In light of the substantial risk undertaken by attorneys in accepting social security representation on a contingent fee basis, the Court agrees with the Commissioner's assessment that counsel here will not experience a “windfall” simply because the 25 percent contingency fee rate agreed to by Plaintiff will yield a high hourly rate. (See Doc. #22, pp. 1, 2).

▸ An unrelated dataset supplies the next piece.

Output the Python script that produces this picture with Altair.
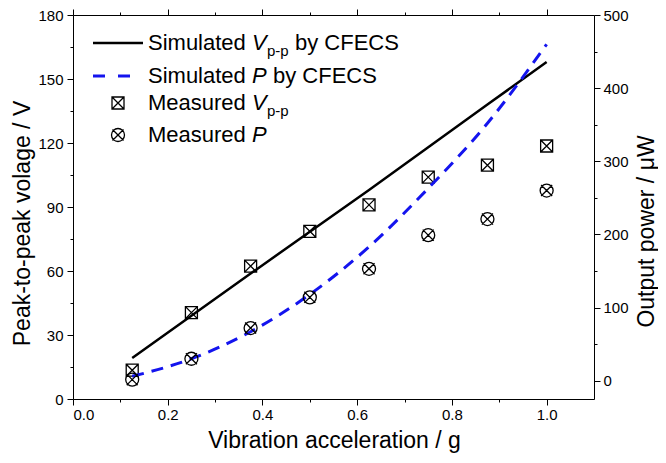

Especially given the absence of any objection from the Commissioner, the motion for attorneys' fees in the amount of $15,000 is well taken.
Conclusion
IT THEREFORE IS ORDERED THAT:
1. Attorney Michael A. Rake's Motion for Allowance of Attorney Fees (Doc. #17) and Amended Motion for Allowance of Attorney Fees (Doc. #20) are GRANTED;
2. Pursuant to 42 U.S.C. § 406(b), Defendant Commissioner of Social Security is DIRECTED to remit to counsel for Plaintiff James Harold Goffe attorneys' fees in the amount of $15,000, which represents less than 25 percent of the past due benefits awarded to Plaintiff and his ancillary beneficiaries;
3. Plaintiff's counsel is DIRECTED to remit to Plaintiff the $3,400 in attorneys' fees previously awarded to him under the Equal Access to Justice Act (Doc. #16); and
4. This matter is TERMINATED on the docket of this Court.